There are several ways to deal with that:

• Provide multiple packages to reduce the analysis order dependency.

• Use a generic constant of a record type (where supported by the entire tool chain). It's possible to add 'spare' elements to use prior to re-analyzing the entire affected portion of a design hierarchy. Pass the generic constant of the record type to reduce the text complexity of generic clauses.

• A record constant can have it's value defined using an impure function reading a file via textio. This occurs at elaboration time and is widely supported by synthesis and simulation vendors.

Questions on these potential solutions can deal with specific problems. The modified example code shown above meets the requirements of this question which doesn't require elaboration time binding. All the package instantiations would use a top level package.

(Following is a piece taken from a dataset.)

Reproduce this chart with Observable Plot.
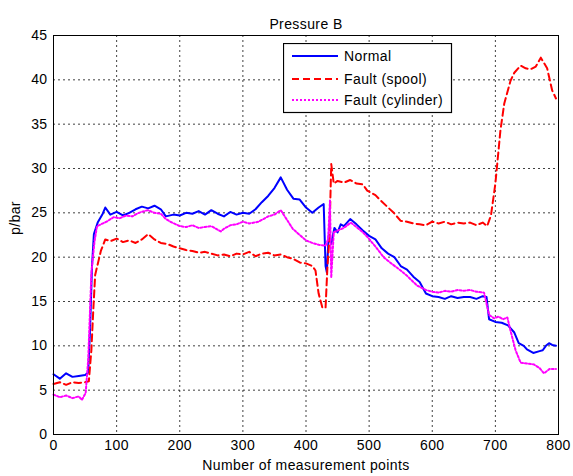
<!DOCTYPE html>
<html><head><meta charset="utf-8">
<script src="https://cdn.jsdelivr.net/npm/d3@7"></script>
<script src="https://cdn.jsdelivr.net/npm/@observablehq/plot@0.6"></script>
<style>
body{margin:0;background:#fff;font-family:"Liberation Sans",Arial,sans-serif}
#wrap{position:relative;width:573px;height:476px}
#legend{position:absolute;left:283px;top:43px}
svg text{letter-spacing:0.4px}
</style></head>
<body><div id="wrap"><div id="chart"></div><div id="legend"></div></div>
<script>
const title = "Pressure B";
const xLabel = "Number of measurement points";
const yLabel = "p/bar";
const xTicks = [0,100,200,300,400,500,600,700,800];
const yTicks = [0,5,10,15,20,25,30,35,40,45];
const seriesNames = ["Normal","Fault (spool)","Fault (cylinder)"];

const normalX = [0,10,20,30,40,50,55,58,61,64,70,78,82,90,100,110,120,130,140,150,160,170,178,190,200,210,220,230,240,250,260,270,280,290,300,310,320,330,340,350,360,370,380,390,400,410,420,428,431,433,436,440,445,450,455,460,470,480,490,500,510,520,530,540,550,560,570,580,590,600,610,620,630,640,650,660,670,680,686,690,700,710,720,730,737,745,750,760,770,775,780,785,790,796];
const normalY = [6.8,6.3,6.9,6.5,6.6,6.7,7.0,12,19,22.6,23.9,24.9,25.6,24.8,25.1,24.7,25.0,25.4,25.7,25.5,25.8,25.4,24.6,24.8,24.7,25.0,24.9,25.2,24.8,25.3,24.9,24.6,25.1,24.8,25.0,24.9,25.4,26.2,26.9,27.8,29.0,27.6,26.6,26.5,25.6,25.0,25.6,26.0,19,18.3,22.5,21.5,23.3,22.8,23.7,23.5,24.3,23.7,23.0,22.4,22.0,21.0,20.4,20.0,19.0,18.6,17.8,17.2,15.9,15.6,15.5,15.3,15.6,15.4,15.5,15.5,15.3,15.6,15.5,13.0,12.7,12.6,12.3,11.5,10.3,10.0,9.6,9.2,9.4,9.5,10.0,10.3,10.1,10.0];

const spoolX = [0,10,20,30,40,50,56,60,63,66,75,82,90,100,110,120,130,140,150,160,170,180,190,200,210,220,230,240,250,260,270,280,290,300,310,320,330,340,350,360,370,380,390,400,410,415,420,426,431,434,437,440,444,450,460,470,480,490,497,510,518,530,539,550,560,570,580,590,600,610,620,630,640,650,660,670,680,687,693,700,708,714,724,730,740,748,756,764,772,782,790,796];
const spoolY = [5.7,5.9,5.6,5.9,5.8,5.9,6.0,9.5,14,18,20.7,22.0,21.8,22.1,21.7,21.9,21.6,22.0,22.6,22.0,21.6,21.5,21.2,21.0,20.8,20.7,20.5,20.6,20.4,20.2,20.3,20.1,20.4,20.3,20.6,20.1,20.4,20.5,20.2,20.3,20.0,19.8,19.4,19.3,19.0,18.5,15.9,14.3,14.3,19,22,30.5,28.3,28.6,28.4,28.7,28.3,28.2,27.5,27.0,26.4,25.6,25.0,24.1,24.0,23.8,23.7,23.6,24.0,23.8,24.0,23.7,23.9,23.8,23.9,23.6,23.9,23.5,24.7,28.3,34.3,37.3,39.9,40.8,41.6,41.3,41.2,41.5,42.5,41.3,38.8,37.9];

const cylX = [0,10,20,30,40,45,51,55,60,65,69,84,95,105,115,125,135,149,160,170,178,185,200,210,220,230,240,250,260,265,270,280,290,300,310,325,340,350,360,370,379,390,400,410,420,431,435,438,440,444,450,460,471,480,490,497,510,523,535,550,560,570,576,590,600,610,620,630,640,650,660,670,682,690,698,705,712,719,724,732,740,750,761,770,777,786,796];
const cylY = [4.5,4.2,4.4,4.1,4.3,3.9,4.7,8.5,18.2,21.8,23.5,24.0,24.5,24.4,24.7,24.6,25.0,25.3,25.0,24.9,24.3,24.0,23.5,23.4,23.6,23.3,23.4,23.5,23.1,22.9,23.2,23.6,23.7,24.0,23.8,24.0,24.6,24.8,25.3,24.2,23.2,22.5,21.9,21.6,21.4,21.3,22.0,26.4,17.7,22.8,23.0,23.3,23.9,23.4,22.8,22.3,21.2,20.0,19.3,18.5,17.9,17.2,16.8,16.3,16.1,16.0,16.2,16.1,16.3,16.2,16.3,16.1,16.0,13.5,13.1,13.3,13.0,13.2,11.7,9.5,8.1,8.0,7.9,7.5,6.9,7.4,7.4];

const rows = (xs, ys) => xs.map((x, i) => ({x, y: ys[i]}));
const normal = rows(normalX, normalY);
const spool = rows(spoolX, spoolY);
const cyl = rows(cylX, cylY);

const colors = ["#0000ff", "#ff0000", "#ff00ff"];
const dashes = [null, "7,4", "2,2"];
const font = "Liberation Sans, Arial, sans-serif";
const fs = 14;

const chart = Plot.plot({
  width: 573, height: 476,
  marginLeft: 53, marginRight: 15, marginTop: 35, marginBottom: 42,
  style: {fontFamily: font, fontSize: fs + "px", color: "#000", background: "#fff"},
  x: {domain: [0, 800]},
  y: {domain: [0, 45]},
  marks: [
    Plot.ruleX(xTicks.slice(1, -1), {stroke: "#000", strokeOpacity: 0.75, strokeDasharray: "2,3"}),
    Plot.ruleY(yTicks.slice(1, -1), {stroke: "#000", strokeOpacity: 0.75, strokeDasharray: "2,3"}),
    Plot.axisX({ticks: xTicks, tickSize: 0, tickPadding: 6, label: null, fontSize: fs}),
    Plot.axisY({ticks: yTicks, tickSize: 0, tickPadding: 6, label: null, fontSize: fs}),
    Plot.line(normal, {x: "x", y: "y", stroke: colors[0], strokeWidth: 2}),
    Plot.line(spool, {x: "x", y: "y", stroke: colors[1], strokeWidth: 2, strokeDasharray: dashes[1]}),
    Plot.line(cyl, {x: "x", y: "y", stroke: colors[2], strokeWidth: 2, strokeDasharray: dashes[2]}),
    Plot.frame({stroke: "#000", strokeWidth: 1}),
    Plot.text([title], {frameAnchor: "top", dy: -16, fontSize: fs}),
    Plot.text([xLabel], {frameAnchor: "bottom", dy: 35, fontSize: fs}),
    Plot.text([yLabel], {frameAnchor: "left", dx: -38, rotate: -90, fontSize: fs})
  ]
});
document.getElementById("chart").appendChild(chart);

// legend
const lw = 169, lh = 70;
const lg = d3.select("#legend").append("svg").attr("width", lw + 1).attr("height", lh + 1);
lg.append("rect").attr("x", 0.5).attr("y", 0.5).attr("width", lw - 1).attr("height", lh - 1)
  .attr("fill", "#fff").attr("stroke", "#000").attr("stroke-width", 1.2);
const rowY = [13, 36, 57];
seriesNames.forEach((name, i) => {
  lg.append("line").attr("x1", 9).attr("x2", 55).attr("y1", rowY[i]).attr("y2", rowY[i])
    .attr("stroke", colors[i]).attr("stroke-width", 2).attr("stroke-dasharray", dashes[i]);
  lg.append("text").attr("x", 61).attr("y", rowY[i] + 5).text(name)
    .attr("font-family", font).attr("font-size", fs).attr("fill", "#000");
});
</script></body></html>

Using a record constant instead of an instantiated package

package generic_parameters is
    generic (PARAM_A: natural; PARAM_B: natural);
    type param_rec is record   -- list of parameters
        A: natural;
        B: natural;
    end record;
    constant PARAM: param_rec := (PARAM_A, PARAM_B);
end package generic_parameters;

package p is new work.generic_parameters
    generic map (PARAM_A => 4, PARAM_B => 2);

library ieee;
use ieee.std_logic_1164.all;
use work.p.all;

entity module_X is
    generic (param: param_rec);
    port (
        A:  in  std_logic_vector(param.A - 1 downto 0);
        B:  out std_logic_vector(param.A - 1 downto 0)
    );
end entity module_X;

architecture RTL of module_X is
begin
    B <= not A;
end architecture RTL;

library ieee;
use ieee.std_logic_1164.all;
use work.p.all;

entity module_Y is
    generic (param: param_rec);
    port (
        A:  in  std_logic_vector(param.A - 1 downto 0);
        B:  out std_logic_vector(param.A - 1 downto 0)
    );
end entity module_Y;

architecture RTL of module_Y is
begin
instance_X:
    entity work.module_X
        generic map (param => param)
        port map (
            A => A,
            B => B
        );
end architecture RTL;

library ieee;
use ieee.std_logic_1164.all;
use ieee.numeric_std.all;
use work.p.all;

entity module_y_tb is   -- TOP LEVEL of design hierarch
end entity;

architecture foo of module_y_tb is
    signal A: std_logic_vector (PARAM_A - 1 downto 0);
    signal B: std_logic_vector (PARAM_A - 1 downto 0);
    constant tb_param: param_rec := (A => 4, B => 2);
begin
UUT:
    entity work.module_y
        generic map (param => param)
        port map (
            A => A,
            B => B
        );
STIMULUS:
    process
    begin
        for i in 0 to 15 loop
            A <= std_logic_vector (to_unsigned(i, A'LENGTH));
            wait for 10 ns;
        end loop;
        wait;
    end process;
end architecture;

This would allow substitutions at every generic map much as a package instantiation would during elaboration, subject to limitations requiring matching elements between formals and actuals in port association lists.